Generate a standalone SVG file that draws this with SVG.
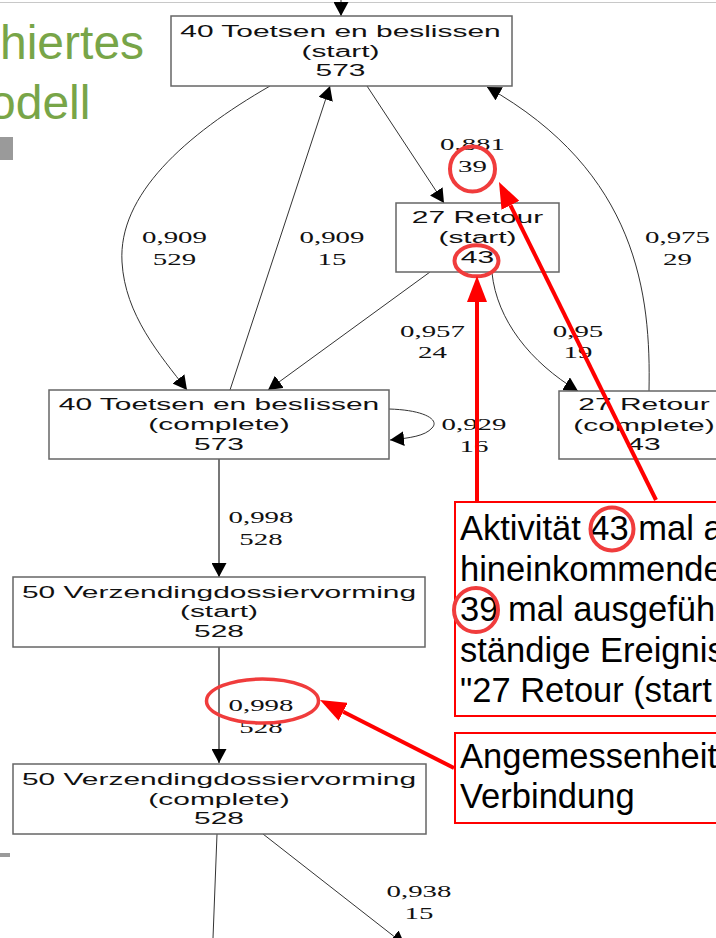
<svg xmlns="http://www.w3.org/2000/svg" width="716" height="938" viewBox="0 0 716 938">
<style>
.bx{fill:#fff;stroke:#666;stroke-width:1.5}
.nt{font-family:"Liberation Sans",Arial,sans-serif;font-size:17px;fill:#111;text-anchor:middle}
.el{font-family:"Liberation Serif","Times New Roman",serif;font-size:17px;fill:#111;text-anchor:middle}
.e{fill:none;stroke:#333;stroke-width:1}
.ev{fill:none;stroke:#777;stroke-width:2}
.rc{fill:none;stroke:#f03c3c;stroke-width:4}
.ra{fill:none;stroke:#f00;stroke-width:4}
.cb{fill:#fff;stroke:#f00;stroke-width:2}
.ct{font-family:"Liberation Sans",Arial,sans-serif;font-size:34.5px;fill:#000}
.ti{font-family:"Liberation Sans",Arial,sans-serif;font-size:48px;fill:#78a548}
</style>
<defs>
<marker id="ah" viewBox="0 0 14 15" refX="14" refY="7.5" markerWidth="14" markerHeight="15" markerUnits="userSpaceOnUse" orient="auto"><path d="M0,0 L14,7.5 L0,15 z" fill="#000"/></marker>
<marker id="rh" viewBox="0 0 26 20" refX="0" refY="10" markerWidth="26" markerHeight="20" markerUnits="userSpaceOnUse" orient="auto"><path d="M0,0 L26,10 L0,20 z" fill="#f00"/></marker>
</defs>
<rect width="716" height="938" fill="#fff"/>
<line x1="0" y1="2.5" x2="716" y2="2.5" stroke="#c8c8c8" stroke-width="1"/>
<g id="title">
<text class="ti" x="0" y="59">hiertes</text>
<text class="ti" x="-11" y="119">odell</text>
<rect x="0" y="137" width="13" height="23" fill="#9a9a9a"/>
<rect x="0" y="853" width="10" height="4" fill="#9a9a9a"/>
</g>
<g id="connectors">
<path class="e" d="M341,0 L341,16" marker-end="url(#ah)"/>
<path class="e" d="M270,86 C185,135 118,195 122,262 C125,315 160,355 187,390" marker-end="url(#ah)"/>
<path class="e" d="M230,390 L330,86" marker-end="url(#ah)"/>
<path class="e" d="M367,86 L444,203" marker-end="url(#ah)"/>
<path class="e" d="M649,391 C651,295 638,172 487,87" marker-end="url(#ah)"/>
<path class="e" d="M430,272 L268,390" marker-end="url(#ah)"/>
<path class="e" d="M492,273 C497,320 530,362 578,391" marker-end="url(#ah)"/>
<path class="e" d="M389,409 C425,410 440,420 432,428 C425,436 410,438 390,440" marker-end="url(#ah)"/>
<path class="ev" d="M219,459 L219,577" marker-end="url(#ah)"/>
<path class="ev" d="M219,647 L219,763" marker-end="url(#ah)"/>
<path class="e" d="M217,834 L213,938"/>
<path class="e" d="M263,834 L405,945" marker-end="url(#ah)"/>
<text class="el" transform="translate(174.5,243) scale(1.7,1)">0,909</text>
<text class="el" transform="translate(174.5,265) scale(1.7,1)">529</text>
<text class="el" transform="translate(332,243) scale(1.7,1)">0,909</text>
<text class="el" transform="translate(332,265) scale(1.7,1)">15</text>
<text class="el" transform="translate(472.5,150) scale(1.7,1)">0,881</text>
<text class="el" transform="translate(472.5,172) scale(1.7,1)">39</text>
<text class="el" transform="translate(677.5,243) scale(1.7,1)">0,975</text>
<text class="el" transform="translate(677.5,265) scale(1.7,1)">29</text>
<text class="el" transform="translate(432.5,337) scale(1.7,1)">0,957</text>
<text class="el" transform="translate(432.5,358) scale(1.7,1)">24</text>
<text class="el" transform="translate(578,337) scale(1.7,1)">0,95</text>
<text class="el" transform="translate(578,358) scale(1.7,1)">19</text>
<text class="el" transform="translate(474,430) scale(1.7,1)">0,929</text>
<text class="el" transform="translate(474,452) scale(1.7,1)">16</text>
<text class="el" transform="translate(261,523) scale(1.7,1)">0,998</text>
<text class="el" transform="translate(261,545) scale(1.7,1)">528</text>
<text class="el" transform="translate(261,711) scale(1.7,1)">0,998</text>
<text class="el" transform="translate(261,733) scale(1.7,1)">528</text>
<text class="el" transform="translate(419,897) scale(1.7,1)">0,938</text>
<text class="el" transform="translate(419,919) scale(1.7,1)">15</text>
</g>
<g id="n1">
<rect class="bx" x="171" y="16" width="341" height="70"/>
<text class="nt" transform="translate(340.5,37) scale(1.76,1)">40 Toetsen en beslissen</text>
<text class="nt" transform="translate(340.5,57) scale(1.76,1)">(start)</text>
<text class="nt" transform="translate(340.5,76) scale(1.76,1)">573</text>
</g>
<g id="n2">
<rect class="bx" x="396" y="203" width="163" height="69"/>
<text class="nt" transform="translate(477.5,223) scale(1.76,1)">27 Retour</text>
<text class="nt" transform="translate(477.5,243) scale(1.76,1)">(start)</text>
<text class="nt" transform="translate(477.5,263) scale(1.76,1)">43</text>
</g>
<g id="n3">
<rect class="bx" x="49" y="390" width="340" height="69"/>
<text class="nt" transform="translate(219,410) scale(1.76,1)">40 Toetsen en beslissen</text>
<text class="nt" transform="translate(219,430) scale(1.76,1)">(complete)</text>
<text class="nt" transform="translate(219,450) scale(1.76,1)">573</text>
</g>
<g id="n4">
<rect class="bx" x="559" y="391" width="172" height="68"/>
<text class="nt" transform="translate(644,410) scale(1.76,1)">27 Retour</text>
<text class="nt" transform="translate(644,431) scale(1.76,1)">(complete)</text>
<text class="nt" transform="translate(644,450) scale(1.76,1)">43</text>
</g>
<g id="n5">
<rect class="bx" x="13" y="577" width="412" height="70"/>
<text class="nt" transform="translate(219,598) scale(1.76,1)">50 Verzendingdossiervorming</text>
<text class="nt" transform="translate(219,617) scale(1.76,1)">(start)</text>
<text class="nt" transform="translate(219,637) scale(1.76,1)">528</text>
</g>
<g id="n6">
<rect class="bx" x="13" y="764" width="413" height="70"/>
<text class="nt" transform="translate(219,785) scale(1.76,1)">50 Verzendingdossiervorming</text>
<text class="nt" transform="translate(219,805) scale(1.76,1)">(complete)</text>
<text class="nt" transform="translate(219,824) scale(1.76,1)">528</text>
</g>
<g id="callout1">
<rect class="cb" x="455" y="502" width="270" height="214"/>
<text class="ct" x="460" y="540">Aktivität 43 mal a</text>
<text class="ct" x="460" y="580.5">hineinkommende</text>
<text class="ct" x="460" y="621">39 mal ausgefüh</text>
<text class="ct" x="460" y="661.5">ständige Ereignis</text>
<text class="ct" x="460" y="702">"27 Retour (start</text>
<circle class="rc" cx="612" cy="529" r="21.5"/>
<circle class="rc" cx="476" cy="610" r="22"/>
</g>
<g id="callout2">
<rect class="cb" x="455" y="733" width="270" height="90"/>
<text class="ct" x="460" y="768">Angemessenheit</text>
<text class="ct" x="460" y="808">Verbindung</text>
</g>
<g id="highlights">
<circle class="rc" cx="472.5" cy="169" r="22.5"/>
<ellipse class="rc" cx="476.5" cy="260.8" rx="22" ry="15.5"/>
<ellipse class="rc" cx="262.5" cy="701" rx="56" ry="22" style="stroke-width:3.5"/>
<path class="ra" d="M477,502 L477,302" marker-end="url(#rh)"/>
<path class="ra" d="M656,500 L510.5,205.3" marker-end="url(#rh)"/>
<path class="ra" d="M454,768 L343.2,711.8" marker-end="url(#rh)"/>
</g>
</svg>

---

The listing above needs to be output again exactly. Don't include the pictures.

# Output of the task
Generate a standalone SVG file that draws this with SVG.
<svg xmlns="http://www.w3.org/2000/svg" width="716" height="938" viewBox="0 0 716 938">
<style>
.bx{fill:#fff;stroke:#666;stroke-width:1.5}
.nt{font-family:"Liberation Sans",Arial,sans-serif;font-size:17px;fill:#111;text-anchor:middle}
.el{font-family:"Liberation Serif","Times New Roman",serif;font-size:17px;fill:#111;text-anchor:middle}
.e{fill:none;stroke:#333;stroke-width:1}
.ev{fill:none;stroke:#777;stroke-width:2}
.rc{fill:none;stroke:#f03c3c;stroke-width:4}
.ra{fill:none;stroke:#f00;stroke-width:4}
.cb{fill:#fff;stroke:#f00;stroke-width:2}
.ct{font-family:"Liberation Sans",Arial,sans-serif;font-size:34.5px;fill:#000}
.ti{font-family:"Liberation Sans",Arial,sans-serif;font-size:48px;fill:#78a548}
</style>
<defs>
<marker id="ah" viewBox="0 0 14 15" refX="14" refY="7.5" markerWidth="14" markerHeight="15" markerUnits="userSpaceOnUse" orient="auto"><path d="M0,0 L14,7.5 L0,15 z" fill="#000"/></marker>
<marker id="rh" viewBox="0 0 26 20" refX="0" refY="10" markerWidth="26" markerHeight="20" markerUnits="userSpaceOnUse" orient="auto"><path d="M0,0 L26,10 L0,20 z" fill="#f00"/></marker>
</defs>
<rect width="716" height="938" fill="#fff"/>
<line x1="0" y1="2.5" x2="716" y2="2.5" stroke="#c8c8c8" stroke-width="1"/>
<g id="title">
<text class="ti" x="0" y="59">hiertes</text>
<text class="ti" x="-11" y="119">odell</text>
<rect x="0" y="137" width="13" height="23" fill="#9a9a9a"/>
<rect x="0" y="853" width="10" height="4" fill="#9a9a9a"/>
</g>
<g id="connectors">
<path class="e" d="M341,0 L341,16" marker-end="url(#ah)"/>
<path class="e" d="M270,86 C185,135 118,195 122,262 C125,315 160,355 187,390" marker-end="url(#ah)"/>
<path class="e" d="M230,390 L330,86" marker-end="url(#ah)"/>
<path class="e" d="M367,86 L444,203" marker-end="url(#ah)"/>
<path class="e" d="M649,391 C651,295 638,172 487,87" marker-end="url(#ah)"/>
<path class="e" d="M430,272 L268,390" marker-end="url(#ah)"/>
<path class="e" d="M492,273 C497,320 530,362 578,391" marker-end="url(#ah)"/>
<path class="e" d="M389,409 C425,410 440,420 432,428 C425,436 410,438 390,440" marker-end="url(#ah)"/>
<path class="ev" d="M219,459 L219,577" marker-end="url(#ah)"/>
<path class="ev" d="M219,647 L219,763" marker-end="url(#ah)"/>
<path class="e" d="M217,834 L213,938"/>
<path class="e" d="M263,834 L405,945" marker-end="url(#ah)"/>
<text class="el" transform="translate(174.5,243) scale(1.7,1)">0,909</text>
<text class="el" transform="translate(174.5,265) scale(1.7,1)">529</text>
<text class="el" transform="translate(332,243) scale(1.7,1)">0,909</text>
<text class="el" transform="translate(332,265) scale(1.7,1)">15</text>
<text class="el" transform="translate(472.5,150) scale(1.7,1)">0,881</text>
<text class="el" transform="translate(472.5,172) scale(1.7,1)">39</text>
<text class="el" transform="translate(677.5,243) scale(1.7,1)">0,975</text>
<text class="el" transform="translate(677.5,265) scale(1.7,1)">29</text>
<text class="el" transform="translate(432.5,337) scale(1.7,1)">0,957</text>
<text class="el" transform="translate(432.5,358) scale(1.7,1)">24</text>
<text class="el" transform="translate(578,337) scale(1.7,1)">0,95</text>
<text class="el" transform="translate(578,358) scale(1.7,1)">19</text>
<text class="el" transform="translate(474,430) scale(1.7,1)">0,929</text>
<text class="el" transform="translate(474,452) scale(1.7,1)">16</text>
<text class="el" transform="translate(261,523) scale(1.7,1)">0,998</text>
<text class="el" transform="translate(261,545) scale(1.7,1)">528</text>
<text class="el" transform="translate(261,711) scale(1.7,1)">0,998</text>
<text class="el" transform="translate(261,733) scale(1.7,1)">528</text>
<text class="el" transform="translate(419,897) scale(1.7,1)">0,938</text>
<text class="el" transform="translate(419,919) scale(1.7,1)">15</text>
</g>
<g id="n1">
<rect class="bx" x="171" y="16" width="341" height="70"/>
<text class="nt" transform="translate(340.5,37) scale(1.76,1)">40 Toetsen en beslissen</text>
<text class="nt" transform="translate(340.5,57) scale(1.76,1)">(start)</text>
<text class="nt" transform="translate(340.5,76) scale(1.76,1)">573</text>
</g>
<g id="n2">
<rect class="bx" x="396" y="203" width="163" height="69"/>
<text class="nt" transform="translate(477.5,223) scale(1.76,1)">27 Retour</text>
<text class="nt" transform="translate(477.5,243) scale(1.76,1)">(start)</text>
<text class="nt" transform="translate(477.5,263) scale(1.76,1)">43</text>
</g>
<g id="n3">
<rect class="bx" x="49" y="390" width="340" height="69"/>
<text class="nt" transform="translate(219,410) scale(1.76,1)">40 Toetsen en beslissen</text>
<text class="nt" transform="translate(219,430) scale(1.76,1)">(complete)</text>
<text class="nt" transform="translate(219,450) scale(1.76,1)">573</text>
</g>
<g id="n4">
<rect class="bx" x="559" y="391" width="172" height="68"/>
<text class="nt" transform="translate(644,410) scale(1.76,1)">27 Retour</text>
<text class="nt" transform="translate(644,431) scale(1.76,1)">(complete)</text>
<text class="nt" transform="translate(644,450) scale(1.76,1)">43</text>
</g>
<g id="n5">
<rect class="bx" x="13" y="577" width="412" height="70"/>
<text class="nt" transform="translate(219,598) scale(1.76,1)">50 Verzendingdossiervorming</text>
<text class="nt" transform="translate(219,617) scale(1.76,1)">(start)</text>
<text class="nt" transform="translate(219,637) scale(1.76,1)">528</text>
</g>
<g id="n6">
<rect class="bx" x="13" y="764" width="413" height="70"/>
<text class="nt" transform="translate(219,785) scale(1.76,1)">50 Verzendingdossiervorming</text>
<text class="nt" transform="translate(219,805) scale(1.76,1)">(complete)</text>
<text class="nt" transform="translate(219,824) scale(1.76,1)">528</text>
</g>
<g id="callout1">
<rect class="cb" x="455" y="502" width="270" height="214"/>
<text class="ct" x="460" y="540">Aktivität 43 mal a</text>
<text class="ct" x="460" y="580.5">hineinkommende</text>
<text class="ct" x="460" y="621">39 mal ausgefüh</text>
<text class="ct" x="460" y="661.5">ständige Ereignis</text>
<text class="ct" x="460" y="702">"27 Retour (start</text>
<circle class="rc" cx="612" cy="529" r="21.5"/>
<circle class="rc" cx="476" cy="610" r="22"/>
</g>
<g id="callout2">
<rect class="cb" x="455" y="733" width="270" height="90"/>
<text class="ct" x="460" y="768">Angemessenheit</text>
<text class="ct" x="460" y="808">Verbindung</text>
</g>
<g id="highlights">
<circle class="rc" cx="472.5" cy="169" r="22.5"/>
<ellipse class="rc" cx="476.5" cy="260.8" rx="22" ry="15.5"/>
<ellipse class="rc" cx="262.5" cy="701" rx="56" ry="22" style="stroke-width:3.5"/>
<path class="ra" d="M477,502 L477,302" marker-end="url(#rh)"/>
<path class="ra" d="M656,500 L510.5,205.3" marker-end="url(#rh)"/>
<path class="ra" d="M454,768 L343.2,711.8" marker-end="url(#rh)"/>
</g>
</svg>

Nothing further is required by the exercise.